Violation of her Constitutional Rights {¶ 24} In her fifth and sixth assignments of error, Wife argues that her constitutional rights were violated. She claims that her Eighth Amendment rights were violated because ordering her to repay money spent during the marriage constitutes cruel and unusual punishment. She further claims that her First Amendment rights were violated because the trial court instituted a "gag order" which prohibited her from discussing the matter, her Sixth Amendment rights were violated because she was unable to confront witnesses at the final divorce hearing, and her Eleventh Amendment rights were also violated because Husband called an illegal immigrant as a witness.
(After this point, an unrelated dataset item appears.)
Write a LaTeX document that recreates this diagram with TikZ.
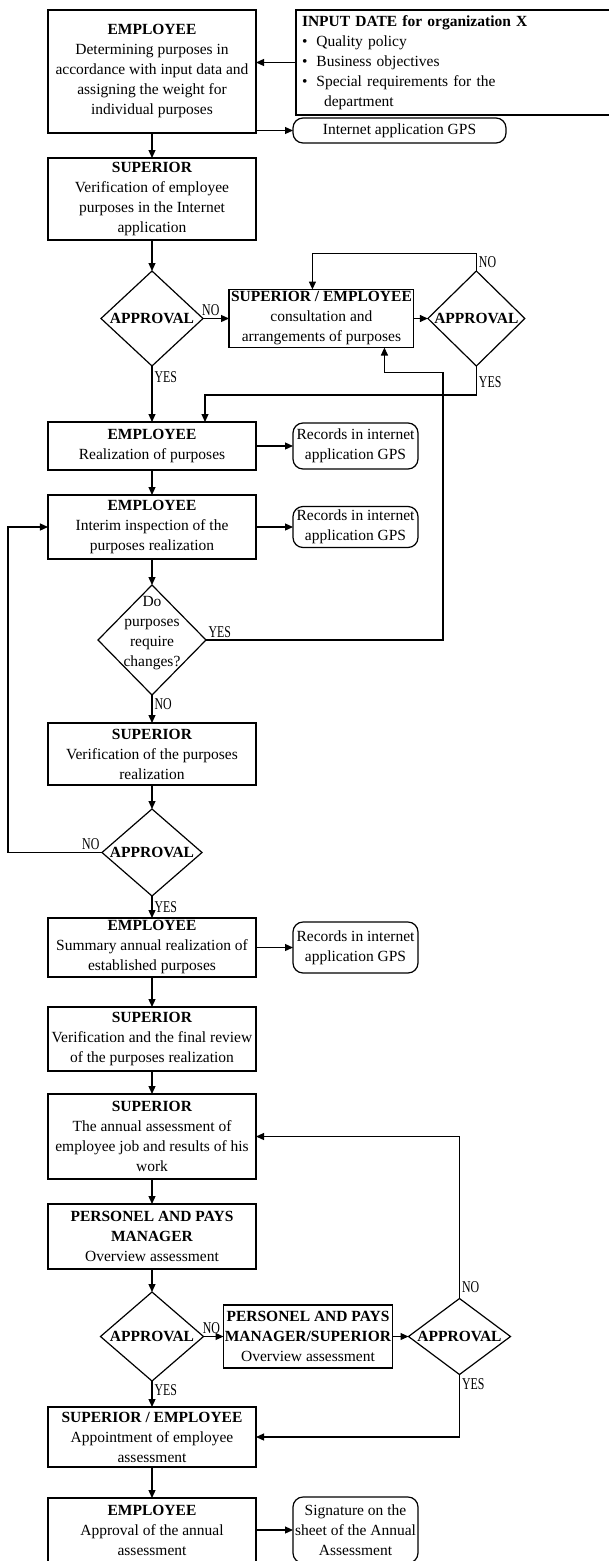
\documentclass[tikz,border=0pt]{standalone}
\usepackage{fontspec}
\setmainfont{Liberation Serif}
\newfontfamily\condfont[FakeStretch=0.72]{Liberation Serif}
\usetikzlibrary{shapes.geometric,
                arrows.meta,
                positioning}
\newcommand{\boxfont}{\fontsize{15.5pt}{20pt}\selectfont}
\tikzset{block/.style =
   {rectangle,
    draw,
    line width=1.2pt,
    outer sep=0pt,
    align=center,
    font=\boxfont,
    inner xsep=2pt,
    inner ysep=2pt,
    minimum width=208pt}}
\tikzset{record/.style =
   {rectangle,
    draw,
    line width=1.2pt,
    outer sep=0pt,
    rounded corners=10pt,
    align=center,
    font=\boxfont,
    inner sep=1pt,
    minimum width=125pt}}
\tikzset{inputbox/.style =
   {rectangle,
    draw,
    line width=1.2pt,
    outer sep=0pt,
    align=left,
    font=\boxfont,
    text width=304pt,
    inner xsep=6pt,
    inner ysep=3pt,
    minimum height=105pt}}
\tikzset{decision/.style =
   {diamond,
    draw,
    line width=1.2pt,
    outer sep=0pt,
    inner sep=0pt}}
\tikzset{approval/.style = {font=\boxfont\bfseries, inner sep=0pt}}
\tikzset{question/.style = {font=\boxfont, align=center, inner sep=0pt}}
\tikzset{answer/.style = {font=\condfont\fontsize{16.5pt}{16.5pt}\selectfont, inner sep=2pt}}
\tikzset{arrow/.style = {draw, line width=1.2pt, -{Triangle[length=8pt,width=7pt]}}}

\begin{document}
\begin{tikzpicture}

    \useasboundingbox (-152pt,71.5pt) rectangle (456pt,-1489.5pt);

    \node [block,
           minimum height=123pt] (emp1) at (0,0)
    {\textbf{EMPLOYEE}\\
     Determining purposes in\\
     accordance with input data and\\
     assigning the weight for\\
     individual purposes};

    \node [inputbox,
           right=40pt of emp1.north east,
           anchor=north west] (input)
    {\textbf{INPUT DATE for organization X}\\
     \textbullet\hspace{9pt}Quality policy\\
     \textbullet\hspace{9pt}Business objectives\\
     \textbullet\hspace{9pt}Special requirements for the\\
     \hspace{22pt}department};

    \node [record,
           right=37pt of emp1.south east,
           yshift=2.5pt,
           minimum width=213pt,
           minimum height=25pt] (gps)
    {Internet application GPS};

    \node [block,
           below=25pt of emp1,
           minimum height=82pt] (sup1)
    {\textbf{SUPERIOR}\\
     Verification of employee\\
     purposes in the Internet\\
     application};

    \node [decision,
           below=31pt of sup1,
           minimum width=102pt,
           minimum height=95pt,
           label={[approval]center:APPROVAL}] (appr1) {};

    \node [block,
           right=26pt of appr1,
           minimum width=180pt,
           minimum height=58pt] (consult)
    {\textbf{SUPERIOR / EMPLOYEE}\\
     consultation and\\
     arrangements of purposes};

    \node [decision,
           right=14pt of consult,
           minimum width=97pt,
           minimum height=95pt,
           label={[approval]center:APPROVAL}] (appr2) {};

    \node [block,
           below=56pt of appr1,
           minimum height=48pt] (emp2)
    {\textbf{EMPLOYEE}\\
     Realization of purposes};

    \node [record,
           right=37pt of emp2,
           minimum height=46pt] (rec1)
    {Records in internet\\
     application GPS};

    \node [block,
           below=25pt of emp2,
           minimum height=64pt] (emp3)
    {\textbf{EMPLOYEE}\\
     Interim inspection of the\\
     purposes realization};

    \node [record,
           right=37pt of emp3,
           minimum height=41pt] (rec2)
    {Records in internet\\
     application GPS};

    \node [decision,
           below=26pt of emp3,
           minimum width=108pt,
           minimum height=110pt,
           label={[question, yshift=7pt]center:{Do\\purposes\\require\\changes?}}] (change) {};

    \node [block,
           below=28pt of change,
           minimum height=62pt] (sup2)
    {\textbf{SUPERIOR}\\
     Verification of the purposes\\
     realization};

    \node [decision,
           below=24pt of sup2,
           minimum width=100pt,
           minimum height=87pt,
           label={[approval]center:APPROVAL}] (appr3) {};

    \node [block,
           below=22pt of appr3,
           minimum height=59pt] (emp4)
    {\textbf{EMPLOYEE}\\
     Summary annual realization of\\
     established purposes};

    \node [record,
           right=37pt of emp4,
           minimum height=51pt] (rec3)
    {Records in internet\\
     application GPS};

    \node [block,
           below=30pt of emp4,
           minimum height=64pt] (sup3)
    {\textbf{SUPERIOR}\\
     Verification and the final review\\
     of the purposes realization};

    \node [block,
           below=23pt of sup3,
           minimum height=85pt] (sup4)
    {\textbf{SUPERIOR}\\
     The annual assessment of\\
     employee job and results of his\\
     work};

    \node [block,
           below=25pt of sup4,
           minimum height=65pt] (pm1)
    {\textbf{PERSONEL AND PAYS}\\
     \textbf{MANAGER}\\
     Overview assessment};

    \node [decision,
           below=23pt of pm1,
           minimum width=103pt,
           minimum height=89pt,
           label={[approval]center:APPROVAL}] (appr4) {};

    \node [block,
           right=20pt of appr4,
           minimum width=169pt,
           minimum height=63pt,
           inner xsep=1pt] (pm2)
    {\textbf{PERSONEL AND PAYS}\\
     \textbf{MANAGER/SUPERIOR}\\
     Overview assessment};

    \node [decision,
           right=16pt of pm2,
           minimum width=102pt,
           minimum height=76pt,
           label={[approval]center:APPROVAL}] (appr5) {};

    \node [block,
           below=26pt of appr4,
           minimum height=60pt] (supemp)
    {\textbf{SUPERIOR / EMPLOYEE}\\
     Appointment of employee\\
     assessment};

    \node [block,
           below=31pt of supemp,
           minimum height=64pt] (emp5)
    {\textbf{EMPLOYEE}\\
     Approval of the annual\\
     assessment};

    \node [record,
           right=37pt of emp5,
           minimum height=66pt] (sig)
    {Signature on the\\
     sheet of the Annual\\
     Assessment};

    \draw [arrow] (input.west) -- (input.west -| emp1.east);
    \draw [arrow] (gps.west -| emp1.east) -- (gps.west);
    \draw [arrow] (emp1) -- (sup1);
    \draw [arrow] (sup1) -- (appr1);
    \draw [arrow] (appr1) -- node [answer, above, pos=0.3] {NO} (consult);
    \draw [arrow] (consult) -- (appr2);
    \draw [arrow] (appr2.north) |- node [answer, right, pos=0.25] {NO}
        ([xshift=-9pt, yshift=36pt]consult.north) -- ([xshift=-9pt]consult.north);
    \draw [arrow] (appr2.south) |- node [answer, right, pos=0.28] {YES}
        ([xshift=53pt, yshift=27pt]emp2.north) -- ([xshift=53pt]emp2.north);
    \draw [arrow] (appr1) -- node [answer, right, pos=0.2] {YES} (emp2);
    \draw [arrow] (emp2) -- (rec1);
    \draw [arrow] (emp2) -- (emp3);
    \draw [arrow] (emp3) -- (rec2);
    \draw [arrow] (emp3) -- (change);
    \draw [arrow] (change.east) node [answer, above right] {YES} -- ++(237pt,0)
        |- ([xshift=63pt, yshift=-25pt]consult.south) -- ([xshift=63pt]consult.south);
    \draw [arrow] (change) -- node [answer, right, pos=0.32] {NO} (sup2);
    \draw [arrow] (sup2) -- (appr3);
    \draw [arrow] (appr3.west) node [answer, above left] {NO} -- ++(-94pt,0) |- (emp3.west);
    \draw [arrow] (appr3) -- node [answer, right, pos=0.5] {YES} (emp4);
    \draw [arrow] (emp4) -- (rec3);
    \draw [arrow] (emp4) -- (sup3);
    \draw [arrow] (sup3) -- (sup4);
    \draw [arrow] (sup4) -- (pm1);
    \draw [arrow] (pm1) -- (appr4);
    \draw [arrow] (appr4) -- node [answer, above, pos=0.4] {NO} (pm2);
    \draw [arrow] (pm2) -- (appr5);
    \draw [arrow] (appr5.north) |- node [answer, right, pos=0.035] {NO} (sup4.east);
    \draw [arrow] (appr5.south) |- node [answer, right, pos=0.08] {YES} (supemp.east);
    \draw [arrow] (appr4) -- node [answer, right, pos=0.35] {YES} (supemp);
    \draw [arrow] (supemp) -- (emp5);
    \draw [arrow] (emp5) -- (sig);

\end{tikzpicture}
\end{document}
{¶ 25} These arguments were not raised in her objections to the magistrate's decision. Civ.R. 53 imposes an affirmative duty on the parties to make timely, specific objections in writing to the trial court, identifying any error of fact or law in the magistrate's decision. Howard v. Norman's Auto Sales, Franklin App. No. 02AP-1001, 2003-Ohio-2834. Further, Civ.R. 53(E)(3)(d) provides that "[a] party shall not assign as error on appeal the court's adoption of any finding of fact or conclusion of law [by the magistrate] unless the party has objected to that finding or conclusion of law * * *."
{¶ 26} An appellate court need not consider an error that could have been objected to, but was not brought to the attention of the trial court. Burns v. May (1999), 133 Ohio App.3d 351,358, 728 N.E.2d 19. Because Wife failed to raise these issues before the trial court, she has waived her right to raise them on appeal.
{¶ 27} Accordingly, her fifth and sixth assignments of error are overruled.
Judgment affirmed.
It is ordered that appellee recover of appellant his costs herein taxed.
The court finds there were reasonable grounds for this appeal.
It is ordered that a special mandate issue out of this court directing the Domestic Relations Division of the Cuyahoga County Court of Common Pleas to carry this judgment into execution.
A certified copy of this entry shall constitute the mandate pursuant to Rule 27 of the Rules of Appellate Procedure.
Karpinski, J. and Gallagher, J. concur.